Records with drawing code
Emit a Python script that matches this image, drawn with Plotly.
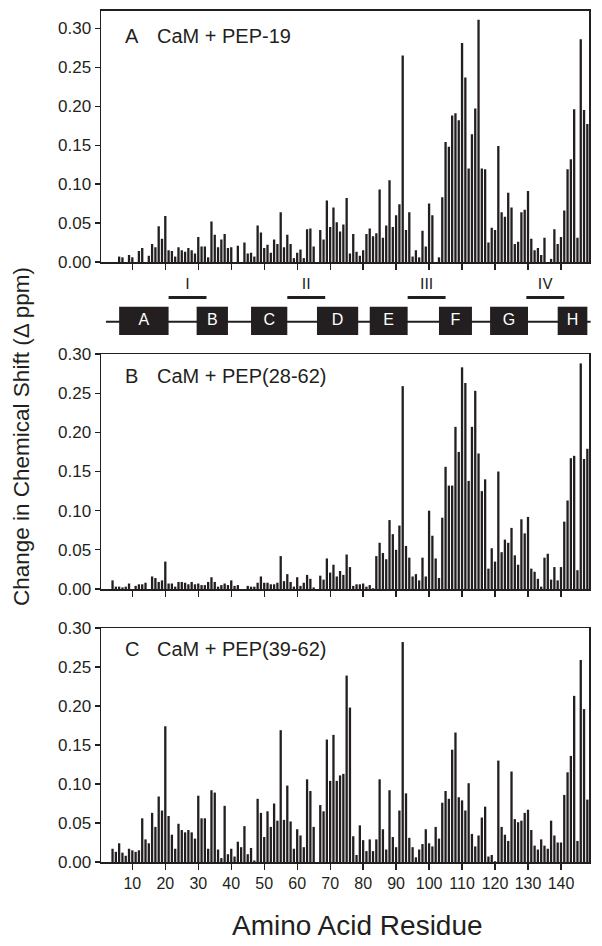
import plotly.graph_objects as go

# ---------------- data ----------------
residues = list(range(1, 149))

shift_pep19 = [
    0, 0, 0, 0, 0, 0.007, 0.006, 0, 0.009, 0.006,
    0, 0.014, 0.018, 0, 0.008, 0.023, 0.019, 0.046, 0.030, 0.059,
    0.015, 0.014, 0.007, 0.019, 0.015, 0.013, 0.018, 0.015, 0.011, 0.032,
    0.020, 0.020, 0.006, 0.052, 0.035, 0.019, 0.029, 0.036, 0.018, 0.019,
    0, 0.021, 0, 0.025, 0.011, 0.012, 0.007, 0.047, 0.038, 0.018,
    0.022, 0.012, 0.029, 0.023, 0.064, 0.019, 0.035, 0.023, 0.005, 0.012,
    0.016, 0.005, 0.042, 0.043, 0.020, 0, 0.041, 0.029, 0.079, 0.045,
    0.070, 0.051, 0.039, 0.048, 0.082, 0.011, 0.036, 0.013, 0.008, 0.015,
    0.036, 0.043, 0.033, 0.037, 0.093, 0.031, 0.047, 0.105, 0.045, 0.060,
    0.074, 0.265, 0.041, 0.064, 0.007, 0.015, 0.006, 0.040, 0.020, 0.075,
    0.060, 0, 0.006, 0.083, 0.154, 0.148, 0.188, 0.191, 0.182, 0.281,
    0.237, 0.120, 0.164, 0.197, 0.311, 0.120, 0.119, 0.025, 0.044, 0.041,
    0.149, 0.064, 0.058, 0.089, 0.070, 0.023, 0.026, 0.064, 0.067, 0.091,
    0.030, 0.015, 0.018, 0.009, 0.031, 0, 0.004, 0.042, 0.023, 0.032,
    0.066, 0.119, 0.132, 0.196, 0.031, 0.286, 0.195, 0.177,
]

shift_pep28_62 = [
    0, 0, 0, 0.011, 0.003, 0.003, 0.002, 0.003, 0.007, 0,
    0.004, 0.006, 0.006, 0.008, 0, 0.016, 0.014, 0.009, 0.011, 0.035,
    0.007, 0.007, 0.003, 0.009, 0.009, 0.008, 0.006, 0.009, 0.006, 0.007,
    0.005, 0.005, 0.009, 0.015, 0.009, 0.003, 0.005, 0.007, 0.005, 0.011,
    0.004, 0.005, 0, 0, 0.004, 0.003, 0.003, 0.008, 0.016, 0.008,
    0.008, 0.006, 0.006, 0.008, 0.042, 0.010, 0.019, 0.009, 0.003, 0.015,
    0.004, 0.008, 0.018, 0.013, 0.002, 0, 0.017, 0.012, 0.039, 0.021,
    0.031, 0.016, 0.023, 0.018, 0.044, 0.028, 0.004, 0.006, 0.006, 0.007,
    0.003, 0.005, 0.001, 0.042, 0.059, 0.046, 0.038, 0.088, 0.070, 0.050,
    0.081, 0.259, 0.055, 0.040, 0.016, 0.019, 0.011, 0.040, 0.016, 0.100,
    0.068, 0.039, 0.014, 0.091, 0.156, 0.132, 0.132, 0.207, 0.175, 0.283,
    0.263, 0.138, 0.207, 0.253, 0.173, 0.125, 0.140, 0.026, 0.052, 0.035,
    0.150, 0.047, 0.063, 0.059, 0.078, 0.043, 0.031, 0.089, 0.071, 0.092,
    0.026, 0.022, 0.013, 0.003, 0.040, 0.045, 0.012, 0.028, 0.011, 0.028,
    0.086, 0.113, 0.167, 0.170, 0.024, 0.288, 0.166, 0.179,
]

shift_pep39_62 = [
    0, 0, 0, 0.017, 0.013, 0.024, 0.012, 0.008, 0.017, 0.015,
    0.013, 0.015, 0.056, 0.029, 0.024, 0.063, 0.045, 0.084, 0.066, 0.174,
    0.059, 0.035, 0.017, 0.049, 0.041, 0.038, 0.041, 0.038, 0.030, 0.085,
    0.056, 0.056, 0.017, 0.092, 0.089, 0.016, 0.005, 0.072, 0.010, 0.017,
    0.007, 0.026, 0.019, 0.046, 0.010, 0.018, 0.002, 0.081, 0.063, 0.032,
    0.065, 0.045, 0.075, 0.053, 0.169, 0.054, 0.098, 0.052, 0.017, 0.042,
    0.034, 0.019, 0.106, 0.091, 0.045, 0, 0.073, 0.065, 0.157, 0.104,
    0.163, 0.104, 0.111, 0.113, 0.239, 0.198, 0.033, 0.009, 0.047, 0.028,
    0.014, 0.029, 0.014, 0.029, 0.106, 0.042, 0.016, 0.092, 0.032, 0.019,
    0.066, 0.282, 0.088, 0.031, 0.019, 0.006, 0.016, 0.023, 0.042, 0.024,
    0.020, 0.045, 0.030, 0.076, 0.091, 0.081, 0.144, 0.166, 0.083, 0.079,
    0.066, 0.101, 0.036, 0.020, 0.034, 0.057, 0.071, 0.007, 0.009, 0.001,
    0.130, 0.045, 0.035, 0.027, 0.116, 0.055, 0.051, 0.053, 0.063, 0.067,
    0.041, 0.021, 0.016, 0.029, 0.021, 0.017, 0.053, 0.034, 0.025, 0.025,
    0.086, 0.115, 0.136, 0.213, 0.027, 0.259, 0.196, 0.080,
]

panel_letters = ["A", "B", "C"]
panel_titles = ["CaM + PEP-19", "CaM + PEP(28-62)", "CaM + PEP(39-62)"]

y_tick_vals = [0.00, 0.05, 0.10, 0.15, 0.20, 0.25, 0.30]
y_tick_text = ["0.00", "0.05", "0.10", "0.15", "0.20", "0.25", "0.30"]
x_tick_vals = [10, 20, 30, 40, 50, 60, 70, 80, 90, 100, 110, 120, 130, 140]
x_tick_text = [str(v) for v in x_tick_vals]

helix_names = ["A", "B", "C", "D", "E", "F", "G", "H"]
helix_start = [6.0, 29.5, 46.0, 66.0, 82.0, 103.0, 118.5, 139.0]
helix_end = [21.0, 39.0, 57.0, 78.5, 93.5, 113.0, 130.0, 148.0]
loop_names = ["I", "II", "III", "IV"]
loop_start = [21.0, 57.0, 93.5, 129.5]
loop_end = [32.5, 68.5, 105.0, 141.0]
backbone_span = [2.0, 149.0]

x_title = "Amino Acid Residue"
y_title = "Change in Chemical Shift (\u0394 ppm)"

# ---------------- layout helpers ----------------
W, H = 602, 946
INK = "#231f20"
FONT = "Liberation Sans, Arial, Helvetica, sans-serif"
X_RANGE = [0.5, 148.5]
PX_L, PX_R = 101, 589


def fx(px):
    return px / W


def fy(py):
    return 1 - py / H


panel_px = [(10.7, 262.0), (354.0, 589.0), (628.0, 862.0)]
panel_ymax = [0.3226, 0.300, 0.300]
panel_label_y = [36, 376, 649]
series = [shift_pep19, shift_pep28_62, shift_pep39_62]

fig = go.Figure()
layout = dict(
    width=W, height=H,
    margin=dict(l=0, r=0, t=0, b=0),
    paper_bgcolor="white", plot_bgcolor="white",
    showlegend=False,
    font=dict(family=FONT, color=INK),
    bargap=0.3,
)
annotations = []

for i in range(3):
    n = i + 1
    xa = "x" if n == 1 else f"x{n}"
    ya = "y" if n == 1 else f"y{n}"
    fig.add_trace(go.Bar(
        x=residues, y=series[i], xaxis=xa, yaxis=ya,
        marker=dict(color=INK, line=dict(width=0)),
        hoverinfo="x+y",
    ))
    top, bot = panel_px[i]
    layout[f"xaxis{'' if n == 1 else n}"] = dict(
        domain=[fx(PX_L), fx(PX_R)], range=X_RANGE, anchor=ya,
        showline=True, mirror=True, linecolor=INK, linewidth=1.5,
        ticks="outside", ticklen=6, tickwidth=1.3, tickcolor=INK,
        tickvals=x_tick_vals, ticktext=x_tick_text,
        showticklabels=(n == 3), tickfont=dict(size=16, family=FONT, color=INK),
        showgrid=False, zeroline=False, automargin=False, fixedrange=True,
    )
    layout[f"yaxis{'' if n == 1 else n}"] = dict(
        domain=[fy(bot), fy(top)], range=[0, panel_ymax[i]], anchor=xa,
        showline=True, mirror=True, linecolor=INK, linewidth=1.5,
        ticks="outside", ticklen=5, tickwidth=1.3, tickcolor=INK,
        tickvals=y_tick_vals, ticktext=y_tick_text,
        tickfont=dict(size=17, family=FONT, color=INK),
        showgrid=False, zeroline=False, automargin=False, fixedrange=True,
    )
    annotations.append(dict(
        xref="paper", yref="paper", x=fx(123), y=fy(panel_label_y[i]),
        xanchor="left", yanchor="middle", showarrow=False,
        text=panel_letters[i], font=dict(size=20, family=FONT, color=INK),
    ))
    annotations.append(dict(
        xref="paper", yref="paper", x=fx(155), y=fy(panel_label_y[i]),
        xanchor="left", yanchor="middle", showarrow=False,
        text=panel_titles[i], font=dict(size=20, family=FONT, color=INK),
    ))

# ---------------- domain diagram ----------------
scale = (PX_R - PX_L) / (X_RANGE[1] - X_RANGE[0])
diag_range = [X_RANGE[0] - PX_L / scale, X_RANGE[1] + (W - PX_R) / scale]
DIAG_TOP, DIAG_BOT = 278.0, 342.0
layout["xaxis4"] = dict(domain=[0, 1], range=diag_range, anchor="y4",
                        visible=False, fixedrange=True)
layout["yaxis4"] = dict(domain=[fy(DIAG_BOT), fy(DIAG_TOP)], range=[0, 1],
                        anchor="x4", visible=False, fixedrange=True)


def dy(py):
    return (DIAG_BOT - py) / (DIAG_BOT - DIAG_TOP)


line_y = dy(321.7)
box_c = dy((306.7 + 335.0) / 2)
box_h = dy(306.7) - dy(335.0)
loop_y = dy(297.5)
loop_lab_y = dy(285.0)

fig.add_trace(go.Scatter(
    x=backbone_span, y=[line_y, line_y], xaxis="x4", yaxis="y4",
    mode="lines", line=dict(color=INK, width=2), hoverinfo="skip",
))
fig.add_trace(go.Bar(
    y=[box_c] * len(helix_names), x=[e - s for s, e in zip(helix_start, helix_end)],
    base=helix_start, orientation="h", width=box_h,
    xaxis="x4", yaxis="y4", marker=dict(color=INK, line=dict(width=0)),
    hoverinfo="skip",
))
lx, ly = [], []
for s, e in zip(loop_start, loop_end):
    lx += [s, e, None]
    ly += [loop_y, loop_y, None]
fig.add_trace(go.Scatter(
    x=lx, y=ly, xaxis="x4", yaxis="y4", mode="lines",
    line=dict(color=INK, width=3), hoverinfo="skip",
))
fig.add_trace(go.Scatter(
    x=[(s + e) / 2 for s, e in zip(loop_start, loop_end)],
    y=[loop_lab_y] * len(loop_names), text=loop_names,
    xaxis="x4", yaxis="y4", mode="text", textposition="middle center",
    textfont=dict(size=16, family=FONT, color=INK), hoverinfo="skip",
))
fig.add_trace(go.Scatter(
    x=[(s + e) / 2 for s, e in zip(helix_start, helix_end)],
    y=[box_c] * len(helix_names), text=helix_names,
    xaxis="x4", yaxis="y4", mode="text", textposition="middle center",
    textfont=dict(size=16, family=FONT, color="white"), hoverinfo="skip",
))

# ---------------- axis titles ----------------
annotations.append(dict(
    xref="paper", yref="paper", x=fx(357), y=fy(925),
    xanchor="center", yanchor="middle", showarrow=False,
    text=x_title, font=dict(size=28, family=FONT, color=INK),
))
annotations.append(dict(
    xref="paper", yref="paper", x=fx(21), y=fy(437),
    xanchor="center", yanchor="middle", showarrow=False, textangle=-90,
    text=y_title, font=dict(size=22.5, family=FONT, color=INK),
))

layout["annotations"] = annotations
fig.update_layout(**layout)
fig.write_html(
    "out.html",
    config={"displayModeBar": False, "staticPlot": True},
    post_script="document.body.style.margin='0';document.body.style.padding='0';",
)
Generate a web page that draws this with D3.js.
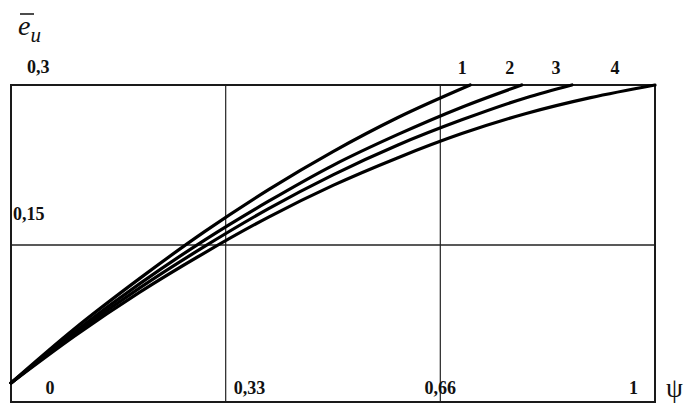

» **Objective**
Reply with the number of lines in the material above that contain "this", and nothing more.

» **Worked solution**
2